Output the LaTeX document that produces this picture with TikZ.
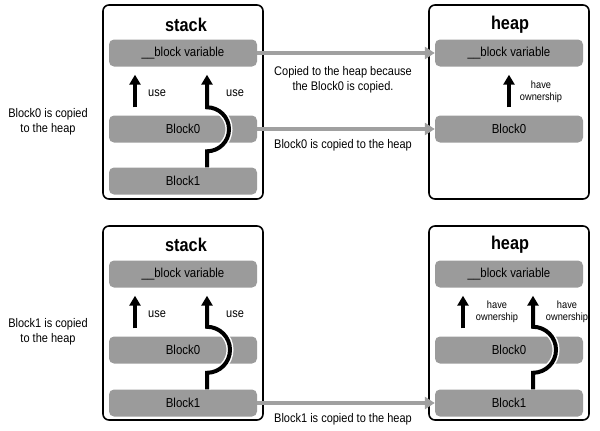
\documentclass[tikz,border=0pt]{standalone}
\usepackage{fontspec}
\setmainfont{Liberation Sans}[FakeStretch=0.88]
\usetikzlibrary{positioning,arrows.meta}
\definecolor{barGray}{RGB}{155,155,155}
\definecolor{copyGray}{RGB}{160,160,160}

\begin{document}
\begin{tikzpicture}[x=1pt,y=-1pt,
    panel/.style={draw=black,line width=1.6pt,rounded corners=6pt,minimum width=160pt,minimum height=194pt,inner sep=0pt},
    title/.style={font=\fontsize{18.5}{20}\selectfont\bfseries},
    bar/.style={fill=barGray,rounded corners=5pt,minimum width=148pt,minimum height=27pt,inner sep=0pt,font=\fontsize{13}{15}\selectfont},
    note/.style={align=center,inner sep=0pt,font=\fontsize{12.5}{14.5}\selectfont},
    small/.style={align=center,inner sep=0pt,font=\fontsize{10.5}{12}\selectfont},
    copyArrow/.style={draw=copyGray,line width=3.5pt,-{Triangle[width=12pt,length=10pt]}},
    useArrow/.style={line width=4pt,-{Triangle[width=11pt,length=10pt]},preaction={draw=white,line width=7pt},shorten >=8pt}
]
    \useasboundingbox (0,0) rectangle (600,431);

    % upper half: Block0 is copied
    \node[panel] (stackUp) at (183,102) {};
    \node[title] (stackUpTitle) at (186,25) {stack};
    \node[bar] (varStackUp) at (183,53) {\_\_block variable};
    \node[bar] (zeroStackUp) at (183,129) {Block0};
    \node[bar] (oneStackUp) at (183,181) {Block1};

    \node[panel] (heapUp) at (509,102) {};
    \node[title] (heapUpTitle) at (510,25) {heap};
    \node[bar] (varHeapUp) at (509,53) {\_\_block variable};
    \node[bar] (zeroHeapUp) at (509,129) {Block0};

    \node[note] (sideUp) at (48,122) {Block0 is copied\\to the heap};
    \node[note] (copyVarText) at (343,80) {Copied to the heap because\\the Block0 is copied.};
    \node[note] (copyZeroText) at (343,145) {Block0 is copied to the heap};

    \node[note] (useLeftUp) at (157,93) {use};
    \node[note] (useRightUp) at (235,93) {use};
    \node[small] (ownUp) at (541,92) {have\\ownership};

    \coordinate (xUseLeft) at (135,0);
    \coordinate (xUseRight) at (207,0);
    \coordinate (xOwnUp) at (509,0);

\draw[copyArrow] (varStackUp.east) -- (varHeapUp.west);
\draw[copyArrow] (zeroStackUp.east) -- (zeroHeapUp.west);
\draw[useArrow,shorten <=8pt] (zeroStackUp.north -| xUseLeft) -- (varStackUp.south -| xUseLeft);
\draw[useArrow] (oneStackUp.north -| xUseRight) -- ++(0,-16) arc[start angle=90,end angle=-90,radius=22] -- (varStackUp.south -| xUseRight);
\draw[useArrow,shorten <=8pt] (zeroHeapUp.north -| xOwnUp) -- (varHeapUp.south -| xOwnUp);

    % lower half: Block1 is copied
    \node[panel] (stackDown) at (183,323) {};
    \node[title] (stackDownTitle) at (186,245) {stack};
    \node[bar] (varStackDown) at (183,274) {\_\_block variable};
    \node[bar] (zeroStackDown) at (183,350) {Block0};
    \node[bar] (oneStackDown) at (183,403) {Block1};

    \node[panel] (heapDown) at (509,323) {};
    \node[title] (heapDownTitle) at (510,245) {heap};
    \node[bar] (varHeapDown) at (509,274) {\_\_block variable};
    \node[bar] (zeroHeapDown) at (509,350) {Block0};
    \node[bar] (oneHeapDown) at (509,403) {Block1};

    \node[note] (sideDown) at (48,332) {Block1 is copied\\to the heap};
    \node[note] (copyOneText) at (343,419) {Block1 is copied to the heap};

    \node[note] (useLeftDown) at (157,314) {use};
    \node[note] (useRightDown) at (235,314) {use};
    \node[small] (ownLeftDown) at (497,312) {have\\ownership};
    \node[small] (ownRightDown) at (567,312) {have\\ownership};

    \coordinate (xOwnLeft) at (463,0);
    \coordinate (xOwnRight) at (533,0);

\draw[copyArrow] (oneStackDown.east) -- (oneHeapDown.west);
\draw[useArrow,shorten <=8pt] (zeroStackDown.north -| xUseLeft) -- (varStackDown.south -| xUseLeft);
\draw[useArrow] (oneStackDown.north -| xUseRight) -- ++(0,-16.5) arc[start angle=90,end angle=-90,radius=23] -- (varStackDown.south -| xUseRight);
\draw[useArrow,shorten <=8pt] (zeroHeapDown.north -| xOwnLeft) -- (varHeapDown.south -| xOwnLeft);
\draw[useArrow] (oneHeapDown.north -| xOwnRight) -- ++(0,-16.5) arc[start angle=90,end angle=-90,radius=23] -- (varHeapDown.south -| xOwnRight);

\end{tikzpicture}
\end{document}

▬▬▬

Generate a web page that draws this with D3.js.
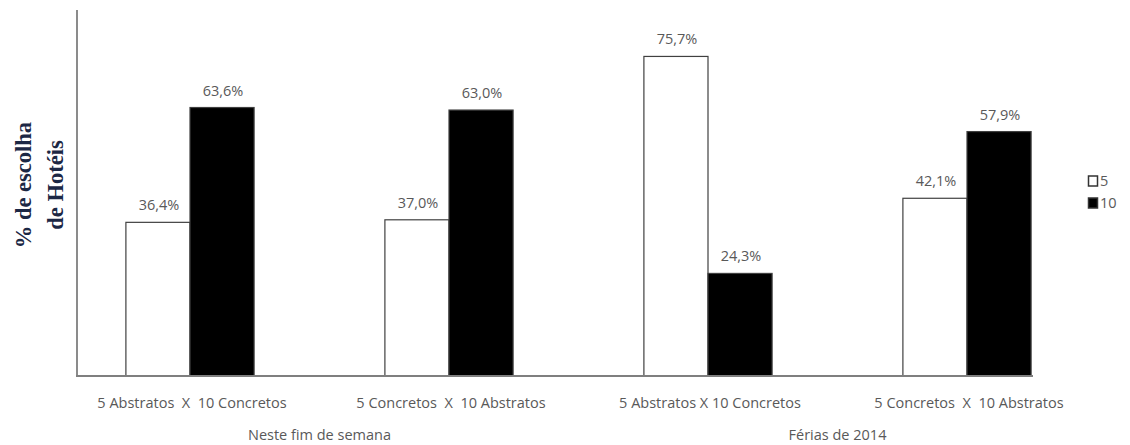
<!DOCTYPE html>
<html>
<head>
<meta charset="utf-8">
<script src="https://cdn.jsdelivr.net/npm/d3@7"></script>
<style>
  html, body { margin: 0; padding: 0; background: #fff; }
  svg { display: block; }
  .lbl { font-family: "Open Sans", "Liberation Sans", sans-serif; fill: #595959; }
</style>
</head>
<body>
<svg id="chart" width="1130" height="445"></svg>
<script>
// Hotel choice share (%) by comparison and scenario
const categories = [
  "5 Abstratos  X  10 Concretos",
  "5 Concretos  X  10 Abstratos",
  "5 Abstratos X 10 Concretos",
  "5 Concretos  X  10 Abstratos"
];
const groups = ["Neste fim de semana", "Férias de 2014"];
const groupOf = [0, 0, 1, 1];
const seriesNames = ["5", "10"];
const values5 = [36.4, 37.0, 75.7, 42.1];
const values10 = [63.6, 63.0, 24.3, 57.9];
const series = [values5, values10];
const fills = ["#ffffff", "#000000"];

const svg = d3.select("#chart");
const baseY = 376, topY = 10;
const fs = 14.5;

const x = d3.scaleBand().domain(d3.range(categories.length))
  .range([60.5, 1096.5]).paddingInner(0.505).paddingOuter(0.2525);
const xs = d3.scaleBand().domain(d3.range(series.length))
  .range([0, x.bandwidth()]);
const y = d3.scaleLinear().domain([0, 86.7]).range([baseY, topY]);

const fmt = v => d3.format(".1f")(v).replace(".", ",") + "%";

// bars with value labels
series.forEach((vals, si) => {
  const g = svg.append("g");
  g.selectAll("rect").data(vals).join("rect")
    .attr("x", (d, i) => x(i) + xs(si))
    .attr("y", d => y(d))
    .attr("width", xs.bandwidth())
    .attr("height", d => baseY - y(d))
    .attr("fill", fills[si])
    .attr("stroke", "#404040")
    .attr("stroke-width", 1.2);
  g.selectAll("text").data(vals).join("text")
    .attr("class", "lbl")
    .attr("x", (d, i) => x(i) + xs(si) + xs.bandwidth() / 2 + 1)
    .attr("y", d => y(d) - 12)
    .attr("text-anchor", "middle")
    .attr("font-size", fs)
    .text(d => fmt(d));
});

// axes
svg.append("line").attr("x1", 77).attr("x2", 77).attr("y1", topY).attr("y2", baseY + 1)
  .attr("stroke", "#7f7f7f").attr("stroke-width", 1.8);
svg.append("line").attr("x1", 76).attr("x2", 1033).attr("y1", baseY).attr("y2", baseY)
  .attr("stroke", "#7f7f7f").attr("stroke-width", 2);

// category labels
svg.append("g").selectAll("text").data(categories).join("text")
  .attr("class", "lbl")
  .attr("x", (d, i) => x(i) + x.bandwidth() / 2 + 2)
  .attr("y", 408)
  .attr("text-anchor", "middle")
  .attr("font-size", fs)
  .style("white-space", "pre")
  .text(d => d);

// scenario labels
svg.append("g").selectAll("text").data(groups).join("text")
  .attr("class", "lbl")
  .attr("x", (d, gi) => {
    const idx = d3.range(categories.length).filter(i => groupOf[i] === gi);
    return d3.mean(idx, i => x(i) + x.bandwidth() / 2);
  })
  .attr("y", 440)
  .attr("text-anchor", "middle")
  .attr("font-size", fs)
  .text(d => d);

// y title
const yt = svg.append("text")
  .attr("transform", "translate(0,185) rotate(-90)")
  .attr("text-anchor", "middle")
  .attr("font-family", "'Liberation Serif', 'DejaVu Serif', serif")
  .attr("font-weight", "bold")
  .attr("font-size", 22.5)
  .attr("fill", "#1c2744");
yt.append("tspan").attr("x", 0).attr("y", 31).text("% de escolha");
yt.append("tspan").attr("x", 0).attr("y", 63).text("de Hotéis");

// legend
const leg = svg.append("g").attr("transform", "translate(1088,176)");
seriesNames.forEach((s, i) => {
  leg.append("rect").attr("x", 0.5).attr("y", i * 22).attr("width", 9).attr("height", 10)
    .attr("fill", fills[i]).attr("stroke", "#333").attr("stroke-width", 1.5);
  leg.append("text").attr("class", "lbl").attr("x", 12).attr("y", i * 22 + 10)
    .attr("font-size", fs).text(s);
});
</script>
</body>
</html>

▬▬▬

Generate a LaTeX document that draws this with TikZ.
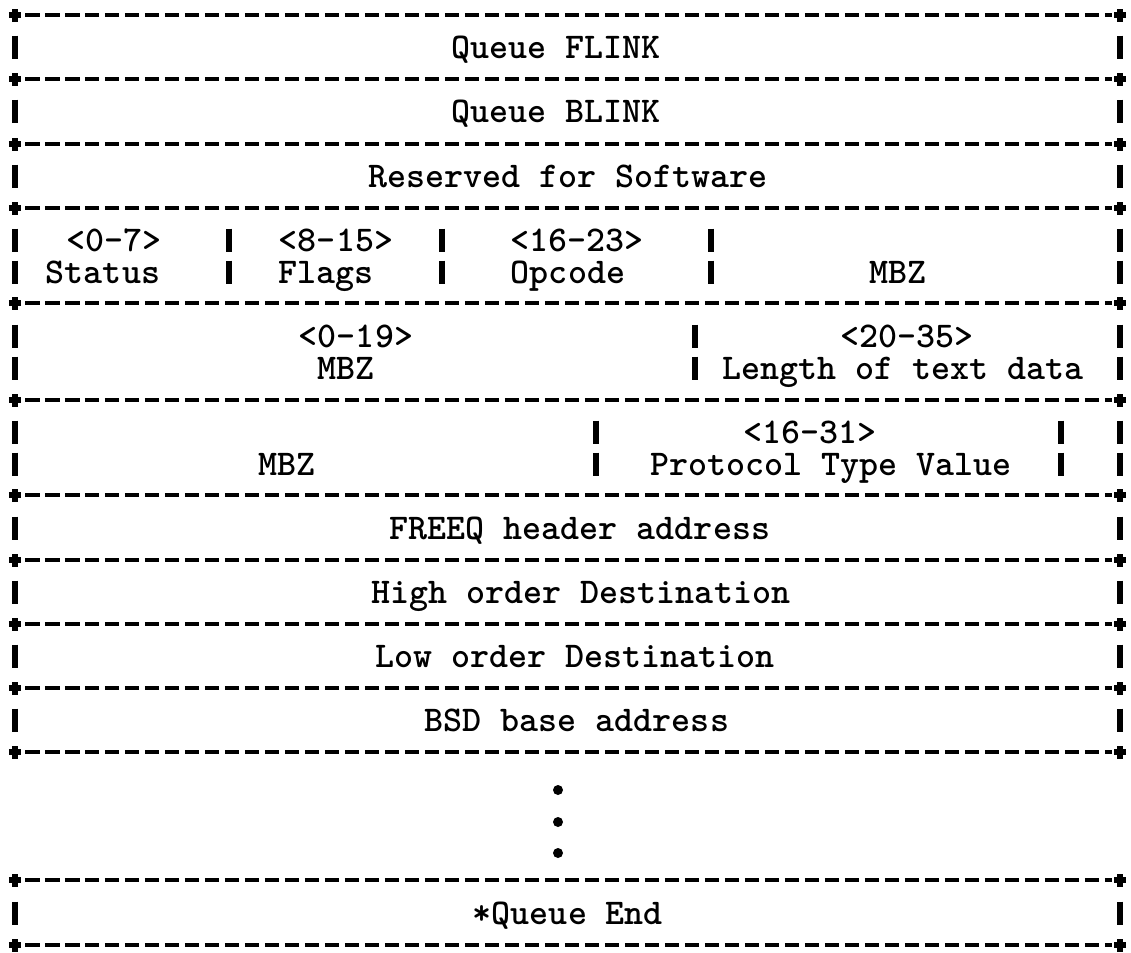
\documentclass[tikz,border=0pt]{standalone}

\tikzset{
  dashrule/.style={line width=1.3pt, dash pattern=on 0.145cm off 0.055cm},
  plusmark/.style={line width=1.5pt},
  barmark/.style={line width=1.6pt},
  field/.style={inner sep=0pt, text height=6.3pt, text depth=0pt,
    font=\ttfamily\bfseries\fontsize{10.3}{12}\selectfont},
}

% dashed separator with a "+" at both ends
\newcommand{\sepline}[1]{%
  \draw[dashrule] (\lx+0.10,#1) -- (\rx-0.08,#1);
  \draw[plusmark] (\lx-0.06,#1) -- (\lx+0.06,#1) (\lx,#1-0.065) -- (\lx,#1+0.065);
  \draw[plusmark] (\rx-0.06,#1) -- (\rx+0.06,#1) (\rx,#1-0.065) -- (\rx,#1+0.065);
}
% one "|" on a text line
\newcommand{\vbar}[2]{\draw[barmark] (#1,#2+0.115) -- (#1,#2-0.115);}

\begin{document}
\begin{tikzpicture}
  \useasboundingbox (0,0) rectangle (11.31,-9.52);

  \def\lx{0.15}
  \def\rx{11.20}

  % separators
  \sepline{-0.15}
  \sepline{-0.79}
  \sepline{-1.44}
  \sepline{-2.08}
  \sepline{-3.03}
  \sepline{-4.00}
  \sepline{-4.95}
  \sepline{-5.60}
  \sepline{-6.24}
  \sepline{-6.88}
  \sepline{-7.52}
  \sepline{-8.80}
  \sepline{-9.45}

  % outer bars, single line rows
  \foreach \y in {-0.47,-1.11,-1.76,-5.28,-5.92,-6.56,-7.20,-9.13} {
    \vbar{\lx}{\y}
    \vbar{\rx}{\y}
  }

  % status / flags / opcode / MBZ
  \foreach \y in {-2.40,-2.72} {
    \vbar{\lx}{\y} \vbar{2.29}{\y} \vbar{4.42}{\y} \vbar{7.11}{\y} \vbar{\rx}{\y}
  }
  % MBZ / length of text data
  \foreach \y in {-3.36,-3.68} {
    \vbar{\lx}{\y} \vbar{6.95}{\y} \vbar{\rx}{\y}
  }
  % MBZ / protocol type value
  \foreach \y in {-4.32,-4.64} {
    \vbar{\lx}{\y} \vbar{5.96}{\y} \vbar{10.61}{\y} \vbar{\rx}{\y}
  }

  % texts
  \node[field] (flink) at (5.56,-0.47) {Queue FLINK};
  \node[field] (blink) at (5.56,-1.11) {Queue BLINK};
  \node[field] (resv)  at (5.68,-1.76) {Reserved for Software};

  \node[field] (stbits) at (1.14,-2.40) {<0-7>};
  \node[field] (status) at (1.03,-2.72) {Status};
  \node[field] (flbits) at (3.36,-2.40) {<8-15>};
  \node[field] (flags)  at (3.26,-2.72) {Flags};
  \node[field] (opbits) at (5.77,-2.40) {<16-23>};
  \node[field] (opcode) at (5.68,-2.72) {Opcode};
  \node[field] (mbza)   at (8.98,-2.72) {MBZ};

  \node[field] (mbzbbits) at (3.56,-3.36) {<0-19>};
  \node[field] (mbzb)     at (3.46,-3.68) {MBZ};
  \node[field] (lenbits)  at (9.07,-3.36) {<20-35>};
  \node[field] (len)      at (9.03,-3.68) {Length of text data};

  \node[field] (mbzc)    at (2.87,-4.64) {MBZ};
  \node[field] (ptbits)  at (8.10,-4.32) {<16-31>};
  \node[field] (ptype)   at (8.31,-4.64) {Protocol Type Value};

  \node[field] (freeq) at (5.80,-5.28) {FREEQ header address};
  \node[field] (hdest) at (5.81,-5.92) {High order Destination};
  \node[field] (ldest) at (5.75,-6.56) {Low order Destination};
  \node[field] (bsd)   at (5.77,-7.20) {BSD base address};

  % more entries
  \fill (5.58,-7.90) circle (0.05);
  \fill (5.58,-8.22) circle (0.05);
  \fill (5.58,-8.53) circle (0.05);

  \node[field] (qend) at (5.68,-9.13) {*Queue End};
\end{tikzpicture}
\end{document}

▬▬▬

WORK TO BE COMPLETED:
In the listing above, find the line containing "Output the LaTeX" and the line containing "(zeroHeapUp) at (509,129)", then output those two lines and everything between them exactly as written, without the images.

RESPONSE:
Output the LaTeX document that produces this picture with TikZ.
\documentclass[tikz,border=0pt]{standalone}
\usepackage{fontspec}
\setmainfont{Liberation Sans}[FakeStretch=0.88]
\usetikzlibrary{positioning,arrows.meta}
\definecolor{barGray}{RGB}{155,155,155}
\definecolor{copyGray}{RGB}{160,160,160}

\begin{document}
\begin{tikzpicture}[x=1pt,y=-1pt,
    panel/.style={draw=black,line width=1.6pt,rounded corners=6pt,minimum width=160pt,minimum height=194pt,inner sep=0pt},
    title/.style={font=\fontsize{18.5}{20}\selectfont\bfseries},
    bar/.style={fill=barGray,rounded corners=5pt,minimum width=148pt,minimum height=27pt,inner sep=0pt,font=\fontsize{13}{15}\selectfont},
    note/.style={align=center,inner sep=0pt,font=\fontsize{12.5}{14.5}\selectfont},
    small/.style={align=center,inner sep=0pt,font=\fontsize{10.5}{12}\selectfont},
    copyArrow/.style={draw=copyGray,line width=3.5pt,-{Triangle[width=12pt,length=10pt]}},
    useArrow/.style={line width=4pt,-{Triangle[width=11pt,length=10pt]},preaction={draw=white,line width=7pt},shorten >=8pt}
]
    \useasboundingbox (0,0) rectangle (600,431);

    % upper half: Block0 is copied
    \node[panel] (stackUp) at (183,102) {};
    \node[title] (stackUpTitle) at (186,25) {stack};
    \node[bar] (varStackUp) at (183,53) {\_\_block variable};
    \node[bar] (zeroStackUp) at (183,129) {Block0};
    \node[bar] (oneStackUp) at (183,181) {Block1};

    \node[panel] (heapUp) at (509,102) {};
    \node[title] (heapUpTitle) at (510,25) {heap};
    \node[bar] (varHeapUp) at (509,53) {\_\_block variable};
    \node[bar] (zeroHeapUp) at (509,129) {Block0};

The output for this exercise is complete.